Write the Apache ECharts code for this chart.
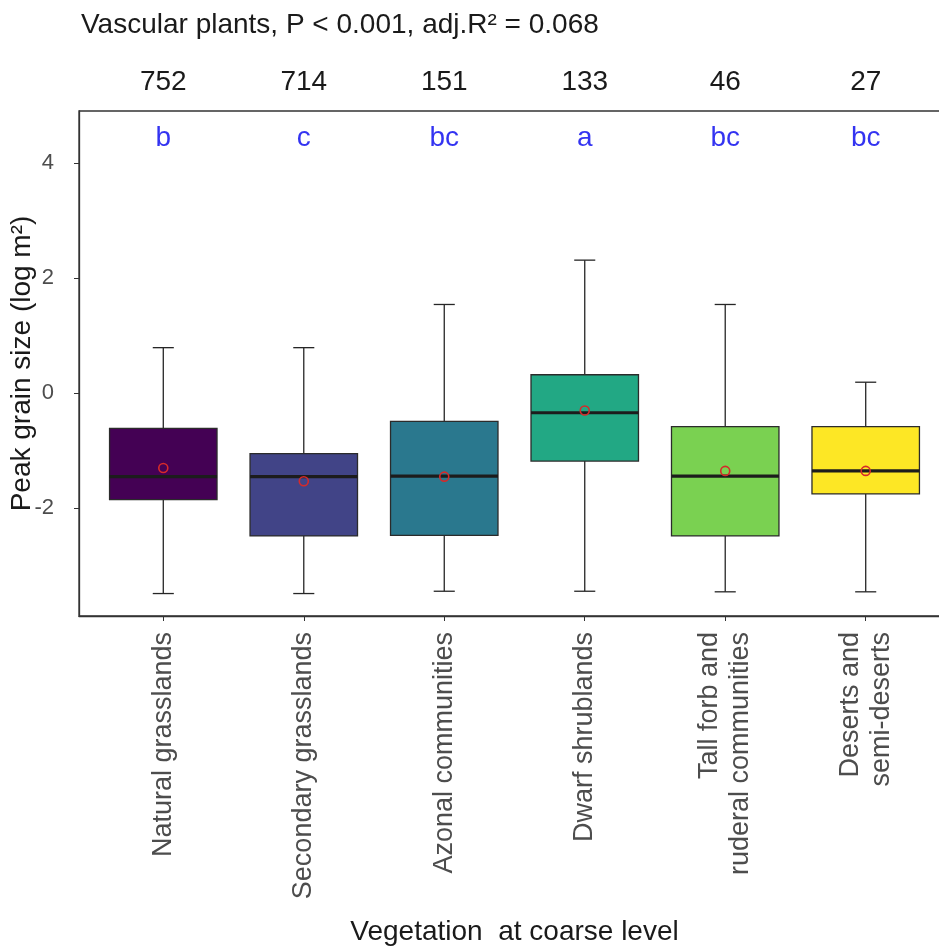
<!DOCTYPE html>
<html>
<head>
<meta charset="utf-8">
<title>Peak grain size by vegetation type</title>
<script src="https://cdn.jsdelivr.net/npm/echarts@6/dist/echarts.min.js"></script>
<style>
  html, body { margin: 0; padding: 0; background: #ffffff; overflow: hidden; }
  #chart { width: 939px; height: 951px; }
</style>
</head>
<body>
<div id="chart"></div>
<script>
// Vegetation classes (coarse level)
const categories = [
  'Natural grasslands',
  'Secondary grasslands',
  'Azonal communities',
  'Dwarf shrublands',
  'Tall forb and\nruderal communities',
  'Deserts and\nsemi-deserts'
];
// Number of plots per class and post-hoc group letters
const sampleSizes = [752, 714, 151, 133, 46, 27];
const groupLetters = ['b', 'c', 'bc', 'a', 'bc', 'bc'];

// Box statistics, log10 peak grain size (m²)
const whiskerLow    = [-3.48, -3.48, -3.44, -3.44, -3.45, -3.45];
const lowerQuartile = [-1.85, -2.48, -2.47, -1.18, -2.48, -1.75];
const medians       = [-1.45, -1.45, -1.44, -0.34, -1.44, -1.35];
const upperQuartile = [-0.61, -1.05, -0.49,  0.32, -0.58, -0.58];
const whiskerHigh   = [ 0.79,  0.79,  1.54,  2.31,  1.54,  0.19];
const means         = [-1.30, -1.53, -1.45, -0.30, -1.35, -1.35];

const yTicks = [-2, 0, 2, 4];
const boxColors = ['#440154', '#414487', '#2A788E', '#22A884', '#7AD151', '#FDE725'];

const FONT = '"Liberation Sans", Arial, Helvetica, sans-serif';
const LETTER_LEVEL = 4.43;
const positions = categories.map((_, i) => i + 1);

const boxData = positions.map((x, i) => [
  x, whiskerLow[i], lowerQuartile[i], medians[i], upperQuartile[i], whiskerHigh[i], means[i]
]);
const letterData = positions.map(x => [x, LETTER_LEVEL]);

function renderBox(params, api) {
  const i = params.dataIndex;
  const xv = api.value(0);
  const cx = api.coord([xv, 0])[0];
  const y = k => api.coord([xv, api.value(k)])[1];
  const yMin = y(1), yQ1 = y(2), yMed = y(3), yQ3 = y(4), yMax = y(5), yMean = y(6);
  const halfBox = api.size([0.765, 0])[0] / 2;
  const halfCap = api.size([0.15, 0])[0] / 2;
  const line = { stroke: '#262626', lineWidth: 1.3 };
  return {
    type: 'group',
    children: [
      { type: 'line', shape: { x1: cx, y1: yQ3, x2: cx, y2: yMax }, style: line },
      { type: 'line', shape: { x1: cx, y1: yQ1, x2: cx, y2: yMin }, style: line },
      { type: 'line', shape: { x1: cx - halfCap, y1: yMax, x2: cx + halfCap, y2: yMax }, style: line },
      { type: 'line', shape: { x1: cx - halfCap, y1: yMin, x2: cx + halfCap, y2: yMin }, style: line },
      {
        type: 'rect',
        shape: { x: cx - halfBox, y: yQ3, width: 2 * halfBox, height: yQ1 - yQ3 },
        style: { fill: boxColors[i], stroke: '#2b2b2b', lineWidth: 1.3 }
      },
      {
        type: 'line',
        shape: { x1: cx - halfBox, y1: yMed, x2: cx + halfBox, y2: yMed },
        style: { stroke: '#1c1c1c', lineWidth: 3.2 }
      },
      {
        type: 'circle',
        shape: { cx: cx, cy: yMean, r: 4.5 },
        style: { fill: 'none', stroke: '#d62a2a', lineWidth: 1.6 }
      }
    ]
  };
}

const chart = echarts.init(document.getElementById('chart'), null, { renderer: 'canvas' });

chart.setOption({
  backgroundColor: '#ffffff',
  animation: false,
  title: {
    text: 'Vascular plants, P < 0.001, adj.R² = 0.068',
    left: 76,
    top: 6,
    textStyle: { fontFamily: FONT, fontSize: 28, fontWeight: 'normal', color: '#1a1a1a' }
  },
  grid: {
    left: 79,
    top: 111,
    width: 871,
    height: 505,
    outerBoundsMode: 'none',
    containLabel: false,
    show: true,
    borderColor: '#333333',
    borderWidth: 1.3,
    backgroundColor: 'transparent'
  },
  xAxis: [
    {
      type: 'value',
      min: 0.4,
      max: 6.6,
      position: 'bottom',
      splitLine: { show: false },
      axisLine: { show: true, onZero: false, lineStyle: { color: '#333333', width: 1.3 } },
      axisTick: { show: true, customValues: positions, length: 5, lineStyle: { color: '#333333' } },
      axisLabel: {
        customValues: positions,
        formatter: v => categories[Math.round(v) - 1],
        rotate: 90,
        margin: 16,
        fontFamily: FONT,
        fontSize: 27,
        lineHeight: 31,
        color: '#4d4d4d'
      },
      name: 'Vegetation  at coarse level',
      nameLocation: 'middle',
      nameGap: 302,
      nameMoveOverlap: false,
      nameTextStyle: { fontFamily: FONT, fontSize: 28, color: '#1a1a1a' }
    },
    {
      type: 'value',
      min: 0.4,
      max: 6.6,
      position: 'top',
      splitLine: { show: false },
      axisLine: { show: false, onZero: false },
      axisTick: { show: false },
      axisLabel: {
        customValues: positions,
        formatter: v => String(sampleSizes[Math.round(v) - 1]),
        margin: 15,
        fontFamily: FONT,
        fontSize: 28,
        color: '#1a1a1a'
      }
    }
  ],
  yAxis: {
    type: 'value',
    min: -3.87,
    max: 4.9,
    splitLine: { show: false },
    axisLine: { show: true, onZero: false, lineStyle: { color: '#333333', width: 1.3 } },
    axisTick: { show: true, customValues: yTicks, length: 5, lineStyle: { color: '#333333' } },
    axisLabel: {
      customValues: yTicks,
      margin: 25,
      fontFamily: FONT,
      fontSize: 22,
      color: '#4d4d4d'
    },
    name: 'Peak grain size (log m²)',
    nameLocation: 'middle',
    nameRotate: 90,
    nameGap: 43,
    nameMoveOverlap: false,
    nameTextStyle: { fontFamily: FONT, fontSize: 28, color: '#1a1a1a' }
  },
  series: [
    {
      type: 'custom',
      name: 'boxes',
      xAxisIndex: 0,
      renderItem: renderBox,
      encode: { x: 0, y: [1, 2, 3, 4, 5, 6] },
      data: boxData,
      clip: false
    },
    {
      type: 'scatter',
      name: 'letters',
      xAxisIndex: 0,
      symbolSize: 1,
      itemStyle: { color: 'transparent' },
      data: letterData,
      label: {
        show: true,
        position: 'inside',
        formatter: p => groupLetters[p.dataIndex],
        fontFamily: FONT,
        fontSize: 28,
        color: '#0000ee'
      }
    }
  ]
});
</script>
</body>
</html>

* * * * * * *

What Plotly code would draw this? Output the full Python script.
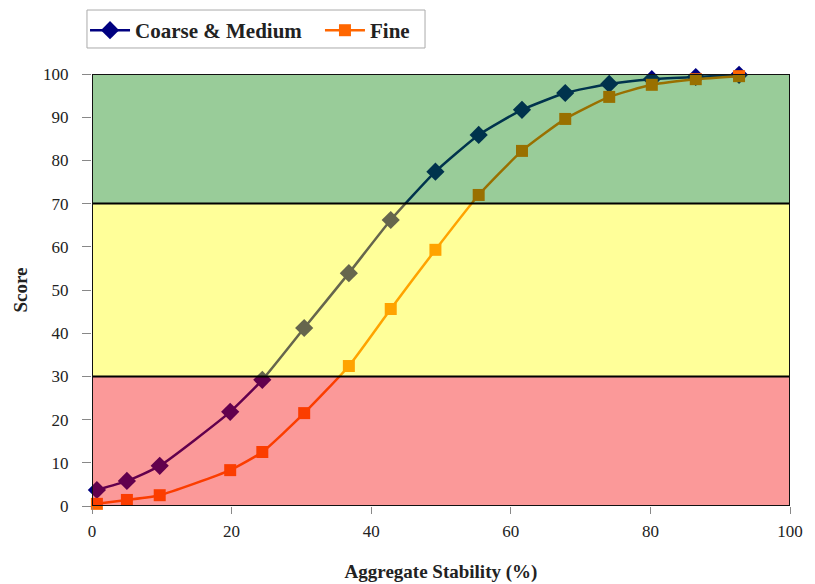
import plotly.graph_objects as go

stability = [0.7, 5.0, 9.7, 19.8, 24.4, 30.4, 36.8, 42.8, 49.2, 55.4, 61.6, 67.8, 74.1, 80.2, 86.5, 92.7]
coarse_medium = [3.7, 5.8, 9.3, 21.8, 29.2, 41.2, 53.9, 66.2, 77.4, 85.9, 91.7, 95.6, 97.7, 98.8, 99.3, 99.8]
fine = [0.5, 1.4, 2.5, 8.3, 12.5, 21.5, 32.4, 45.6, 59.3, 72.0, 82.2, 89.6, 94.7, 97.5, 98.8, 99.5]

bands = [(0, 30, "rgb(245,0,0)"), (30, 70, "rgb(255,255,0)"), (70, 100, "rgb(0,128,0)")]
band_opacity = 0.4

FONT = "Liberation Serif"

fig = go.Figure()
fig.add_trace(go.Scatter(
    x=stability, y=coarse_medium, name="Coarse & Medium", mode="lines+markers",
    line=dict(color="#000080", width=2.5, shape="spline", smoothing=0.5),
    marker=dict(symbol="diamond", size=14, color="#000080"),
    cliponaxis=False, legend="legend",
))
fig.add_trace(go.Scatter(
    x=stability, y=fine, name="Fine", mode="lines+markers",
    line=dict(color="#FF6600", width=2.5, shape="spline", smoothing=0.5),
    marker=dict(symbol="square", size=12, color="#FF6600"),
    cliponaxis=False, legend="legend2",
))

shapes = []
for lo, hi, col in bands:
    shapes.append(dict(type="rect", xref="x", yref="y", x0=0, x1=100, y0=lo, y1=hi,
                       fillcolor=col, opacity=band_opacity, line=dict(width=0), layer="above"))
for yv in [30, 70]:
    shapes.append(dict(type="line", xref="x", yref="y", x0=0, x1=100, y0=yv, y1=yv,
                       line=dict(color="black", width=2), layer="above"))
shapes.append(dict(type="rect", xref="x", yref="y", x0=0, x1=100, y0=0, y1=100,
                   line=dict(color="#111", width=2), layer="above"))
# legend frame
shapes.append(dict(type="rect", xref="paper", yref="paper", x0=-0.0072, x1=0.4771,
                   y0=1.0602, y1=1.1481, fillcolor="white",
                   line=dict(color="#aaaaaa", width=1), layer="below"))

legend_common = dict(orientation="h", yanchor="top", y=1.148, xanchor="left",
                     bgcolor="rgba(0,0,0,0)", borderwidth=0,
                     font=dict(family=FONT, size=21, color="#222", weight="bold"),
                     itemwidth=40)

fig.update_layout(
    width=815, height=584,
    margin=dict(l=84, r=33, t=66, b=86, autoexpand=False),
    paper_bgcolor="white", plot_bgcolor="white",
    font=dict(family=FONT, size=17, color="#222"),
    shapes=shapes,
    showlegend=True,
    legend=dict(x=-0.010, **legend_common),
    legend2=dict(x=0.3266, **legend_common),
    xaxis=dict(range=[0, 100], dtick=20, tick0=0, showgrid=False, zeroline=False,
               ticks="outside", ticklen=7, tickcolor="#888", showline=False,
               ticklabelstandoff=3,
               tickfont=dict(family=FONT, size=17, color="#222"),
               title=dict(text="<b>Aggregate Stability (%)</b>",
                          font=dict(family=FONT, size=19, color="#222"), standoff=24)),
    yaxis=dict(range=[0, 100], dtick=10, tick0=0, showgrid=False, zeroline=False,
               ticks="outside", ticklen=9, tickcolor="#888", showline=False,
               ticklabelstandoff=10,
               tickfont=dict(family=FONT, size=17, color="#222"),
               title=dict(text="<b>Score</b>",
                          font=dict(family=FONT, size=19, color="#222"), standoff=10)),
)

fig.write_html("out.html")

* * * * * * *

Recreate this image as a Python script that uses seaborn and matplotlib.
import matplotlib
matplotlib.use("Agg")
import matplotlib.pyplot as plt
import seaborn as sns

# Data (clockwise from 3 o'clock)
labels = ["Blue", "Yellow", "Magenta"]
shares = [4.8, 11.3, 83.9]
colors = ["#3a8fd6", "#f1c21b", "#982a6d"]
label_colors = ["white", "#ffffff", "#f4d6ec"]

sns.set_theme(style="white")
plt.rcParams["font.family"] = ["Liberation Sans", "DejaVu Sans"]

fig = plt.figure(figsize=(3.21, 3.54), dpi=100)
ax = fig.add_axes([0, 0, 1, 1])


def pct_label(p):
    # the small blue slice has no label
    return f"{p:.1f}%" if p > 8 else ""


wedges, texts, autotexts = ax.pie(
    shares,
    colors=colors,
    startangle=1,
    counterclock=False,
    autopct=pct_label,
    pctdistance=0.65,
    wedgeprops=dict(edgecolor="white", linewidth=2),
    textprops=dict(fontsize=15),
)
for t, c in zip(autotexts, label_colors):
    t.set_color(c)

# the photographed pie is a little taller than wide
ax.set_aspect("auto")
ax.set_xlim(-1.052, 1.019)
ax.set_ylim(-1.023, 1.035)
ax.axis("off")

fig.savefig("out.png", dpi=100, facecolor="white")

* * * * * * *

- EXERCISE GOAL:
Exactly reproduce the lines from the line holding "Write the Apache ECharts code for this chart." through the line holding "const letterData = positions.map(x", and only those; pictures are to be left out.

- OUTPUT FOR THIS EXERCISE:
Write the Apache ECharts code for this chart.
<!DOCTYPE html>
<html>
<head>
<meta charset="utf-8">
<title>Peak grain size by vegetation type</title>
<script src="https://cdn.jsdelivr.net/npm/echarts@6/dist/echarts.min.js"></script>
<style>
  html, body { margin: 0; padding: 0; background: #ffffff; overflow: hidden; }
  #chart { width: 939px; height: 951px; }
</style>
</head>
<body>
<div id="chart"></div>
<script>
// Vegetation classes (coarse level)
const categories = [
  'Natural grasslands',
  'Secondary grasslands',
  'Azonal communities',
  'Dwarf shrublands',
  'Tall forb and\nruderal communities',
  'Deserts and\nsemi-deserts'
];
// Number of plots per class and post-hoc group letters
const sampleSizes = [752, 714, 151, 133, 46, 27];
const groupLetters = ['b', 'c', 'bc', 'a', 'bc', 'bc'];

// Box statistics, log10 peak grain size (m²)
const whiskerLow    = [-3.48, -3.48, -3.44, -3.44, -3.45, -3.45];
const lowerQuartile = [-1.85, -2.48, -2.47, -1.18, -2.48, -1.75];
const medians       = [-1.45, -1.45, -1.44, -0.34, -1.44, -1.35];
const upperQuartile = [-0.61, -1.05, -0.49,  0.32, -0.58, -0.58];
const whiskerHigh   = [ 0.79,  0.79,  1.54,  2.31,  1.54,  0.19];
const means         = [-1.30, -1.53, -1.45, -0.30, -1.35, -1.35];

const yTicks = [-2, 0, 2, 4];
const boxColors = ['#440154', '#414487', '#2A788E', '#22A884', '#7AD151', '#FDE725'];

const FONT = '"Liberation Sans", Arial, Helvetica, sans-serif';
const LETTER_LEVEL = 4.43;
const positions = categories.map((_, i) => i + 1);

const boxData = positions.map((x, i) => [
  x, whiskerLow[i], lowerQuartile[i], medians[i], upperQuartile[i], whiskerHigh[i], means[i]
]);
const letterData = positions.map(x => [x, LETTER_LEVEL]);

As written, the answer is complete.